Granted that Penn State was beaten by a highly inspired and extremely fine Colorado squad (For Easterners, Prospecting Doesn't Pay Off, Oct. 5). But for the past three years Penn State has a 5-1 record in games played against teams from the Big Eight Conference, which many now claim to have been the best in the nation during this period. Included are two straight Orange Bowl victories over the best of the Big Eight. Yet there always seemed to be excuses for the victims and never praise for the winner.
DAVID W. BONNER
Willow Grove, Pa.
At last! After three major bowl appearances, a coach-of-the-year award, scads of All-Americas and top draft selections and 31 games without a defeat, Penn State was beaten by the Colorado Buffaloes, who promptly claimed to be No. 1. And well they might. After all, they spared pollsters from the embarrassment of explaining how it is possible that an Eastern team can remain undefeated for more than two years without ever being named No. 1! Can anyone in his right mind imagine a like situation for such non-Eastern powers as Ohio State, Texas, Michigan, Missouri or Colorado?
ROBERT J. DOOLITTLE
It continues to amaze me how nearly every other area of the country has established college football conferences while all the big names of the East remain stubbornly independent. I propose the formation of at least one new conference in the East, to be called the Big Seven. It would include Penn State, Syracuse, Pittsburgh, Army, Navy, Boston College and West Virginia. In many cases these teams play each other annually anyway, so what could the athletic directors of these schools possibly have against such a setup? Only six conference games would be required, leaving four games open for teams from other areas, old rivals, etc.
Such a setup would only strengthen Eastern football. Just think: maybe someday the Army-Navy game could be for a conference title.
GARY G. BRUSH
HOPE FOR PHILADELPHIA
What you said about the Eagles (Growing Weary in Their Aerie, Oct. 5) was totally unfair. You did a good job of listing their faults and failed to mention their good points, which are many. For the time being they may not look very good, but in a year or two I plan to look for the Eagles at the top of their division.
A local ad executive coined the phrase " Philadelphia isn't as bad as Philadelphians say it is." Well, neither are the Eagles.
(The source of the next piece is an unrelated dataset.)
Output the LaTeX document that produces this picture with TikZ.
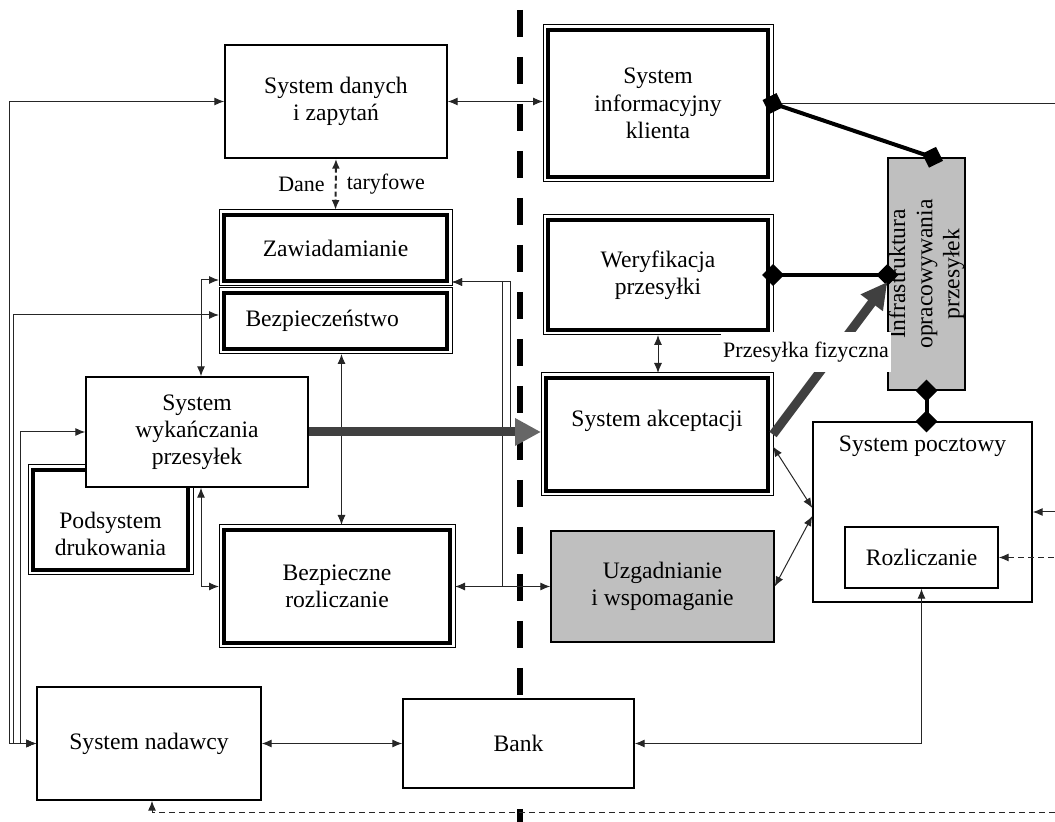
\documentclass[tikz,border=0pt]{standalone}
\usepackage{fontspec}
\setmainfont{Liberation Serif}
\usetikzlibrary{arrows.meta,positioning,calc}
\newcommand{\bxfont}{\fontsize{11.8}{13.6}\selectfont}
\newcommand{\lbfont}{\fontsize{11}{13}\selectfont}

\begin{document}
\begin{tikzpicture}[
    x=0.5pt, y=-0.5pt,
    >={Latex[length=5pt,width=4pt]},
    box/.style={draw, line width=0.7pt, fill=white, align=center,
                font=\bxfont, inner sep=2pt},
    dbox/.style={box, line width=2pt, outer sep=2.6pt},
    gbox/.style={box, fill=black!25},
    frame/.style={draw, line width=0.5pt},
    link/.style={line width=0.5pt, black!85},
    dlink/.style={link, dash pattern=on 3pt off 2pt},
    flow/.style={line width=4.5pt, black!75,
                 -{Triangle[length=13pt,width=13pt,color=black!60]}},
    tie/.style={line width=2pt,
                {Diamond[length=11pt,width=11pt]}-{Diamond[length=11pt,width=11pt]},
                shorten <=-5.5pt, shorten >=-5.5pt},
    lbl/.style={font=\lbfont, text=black, inner sep=1pt},
    divider/.style={line width=3pt, dash pattern=on 13.5pt off 10pt}]
  \useasboundingbox (0,0) rectangle (1055,822);
  % dividing line
  \draw[divider] (520,10) -- (520,822);
  \coordinate (rim) at (1055,0);
  \coordinate (rimb) at (1055,813);

  % left side
  \node[box, minimum width=111pt, minimum height=56.5pt] (danych) at (336,101.5) {System danych\\ i zapytań};
  \node[dbox, minimum width=111.3pt, minimum height=32.8pt] (zaw) at (335.5,248) {Zawiadamianie};
  \node[dbox, minimum width=111.3pt, minimum height=27.8pt, text width=90pt, align=left] (bez) at (335.5,321) {Bezpieczeństwo};
  \node[dbox, minimum width=77.3pt, minimum height=49.8pt] (pod) at (110.5,520) {\rule{0pt}{22pt}Podsystem\\ drukowania};
  \node[dbox, minimum width=112.8pt, minimum height=56.3pt] (brozl) at (337,586.5) {Bezpieczne\\ rozliczanie};
  \node[box, minimum width=112pt, minimum height=56.5pt] (nad) at (149,743.5) {System nadawcy};
  \node[box, minimum width=115.5pt, minimum height=44.5pt] (bank) at (518.5,743.5) {Bank};

  % right side
  \node[dbox, minimum width=109.8pt, minimum height=73.3pt] (info) at (658,103.5) {System\\ informacyjny\\ klienta};
  \node[dbox, minimum width=109.8pt, minimum height=54.8pt] (wer) at (658,275) {Weryfikacja\\ przesyłki};
  \node[dbox, minimum width=110.8pt, minimum height=56.3pt, text depth=15.7pt] (akc) at (657,434.5) {System akceptacji};
  \node[gbox, minimum width=111.5pt, minimum height=55.5pt] (uzg) at (662.5,586.5) {Uzgadnianie\\ i wspomaganie};
  \node[gbox, rotate=90, minimum width=116pt, minimum height=38.5pt, inner sep=0pt] (infra) at (926.5,274) {Infrastruktura\\ opracowywania\\ przesyłek};
  \node[box, minimum width=109.5pt, minimum height=90pt, inner ysep=0pt, text height=15pt, text depth=75pt] (post) at (922.5,512) {System pocztowy};
  \node[box, minimum width=76.5pt, minimum height=30.5pt] (rozl) at (921.5,557.5) {Rozliczanie};

  % outer frames of the double boxes
  \foreach \n in {zaw,bez,pod,brozl,info,wer,akc}{
    \draw[frame] (\n.south west) rectangle (\n.north east);
  }
  \node[box, minimum width=111pt, minimum height=55pt] (wyk) at (197,432) {System\\ wykańczania\\ przesyłek};

  % bus from the sender system
  \draw[link,<->] (danych.west) -| ([xshift=-13.5pt]nad.west) -- (nad.west);
  \draw[link,<->] ([yshift=3pt]bez.west) -| ([xshift=-11.5pt]nad.west) -- (nad.west);
  \draw[link,<->] (wyk.west) -| ([xshift=-8pt]nad.west) -- (nad.west);

  \draw[link,<->] (danych.east) -- (danych.east -| info.west);
  \draw[link,<->, line width=1pt, dash pattern=on 2.5pt off 1.5pt] (danych.south) -- (zaw.north)
    node[lbl, midway, left=4pt] (dane) {Dane}
    node[lbl, midway, right=4pt] (taryf) {taryfowe};
  \draw[link,<->] ([xshift=2pt]wyk.north) |- ([yshift=-16pt]zaw.west);
  \draw[link,<->] ([xshift=2pt]wyk.south) |- (brozl.west);
  \draw[link,<->] ([xshift=3pt]bez.south) -- ([xshift=3pt]bez.south |- brozl.north);
  \draw[link,<-] ([yshift=-17pt]zaw.east) -| ([xshift=-15.5pt]akc.west);
  \draw[link,<-] ([yshift=-17pt]zaw.east) -| ([xshift=-24pt]uzg.west);
  \draw[link,<->] (brozl.east) -- (brozl.east -| uzg.west);
  \draw[flow] (wyk.east) -- (wyk.east -| akc.west);

  \draw[link,<->] (wer.south) -- (wer.south |- akc.north);
  \draw[link,<->] ([yshift=-6pt]akc.east) -- ([yshift=2pt]post.west);
  \draw[link,<->] (uzg.east) -- ([yshift=-2pt]post.west);
  \draw[link,<->] (nad.east) -- (nad.east -| bank.west);
  \draw[link,<->] (bank.east) -| (rozl.south);
  \draw[link,<-] (post.east) -- (post.east -| rim);
  \draw[dlink,<-] (rozl.east) -- (rozl.east -| rim);
  \draw[link] (info.east) -- (info.east -| rim);
  \draw[dlink,<-] ([xshift=1.5pt]nad.south) |- (rimb);

  % ties to the infrastructure block
  \draw[tie] (info.east) -- ([xshift=3pt]infra.east);
  \draw[tie] (wer.east) -- (wer.east -| infra.north);
  \draw[tie] (infra.west) -- (infra.west |- post.north);
  \draw[flow, -{Triangle[length=13pt,width=13pt,color=black!75]}] (akc.east) -- ([yshift=-4pt]infra.north);
  \node[lbl, fill=white, inner ysep=5pt] (fiz) at (806,352) {Przesyłka fizyczna};
\end{tikzpicture}
\end{document}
But a few more Gary Pettigrews who are unwilling to graciously accept defeat would be an asset not only to the Eagles but also to Philadelphia.
The Philadelphia Eagles? Who knows. If the Mets could do it, anybody can.
My compliments on a refreshingly unbiased article concerning Montreal Mayor Jean Drapeau (Run It up the Flagpole, Johnny, Sept. 28). Frank Deford has done a superb job of analyzing the man who has done more to put Canada into the sporting limelight than even Bobby Orr.
Smiths Falls, Ontario
Thank you for your article on Montreal and M. Drapeau. Any story on Canada or Canadians is much appreciated. However, please advise Frank Walker of The Montreal Star that I would rather live in dignity and pleasure in Toronto than be able only to "sit down" in dignified and pleasant surroundings, as in Montreal.
Perhaps Novelist Hugh MacLennan said it best: "Hamlet could never succeed in Montreal nor could he be taken seriously, but Falstaff could become the Mayor."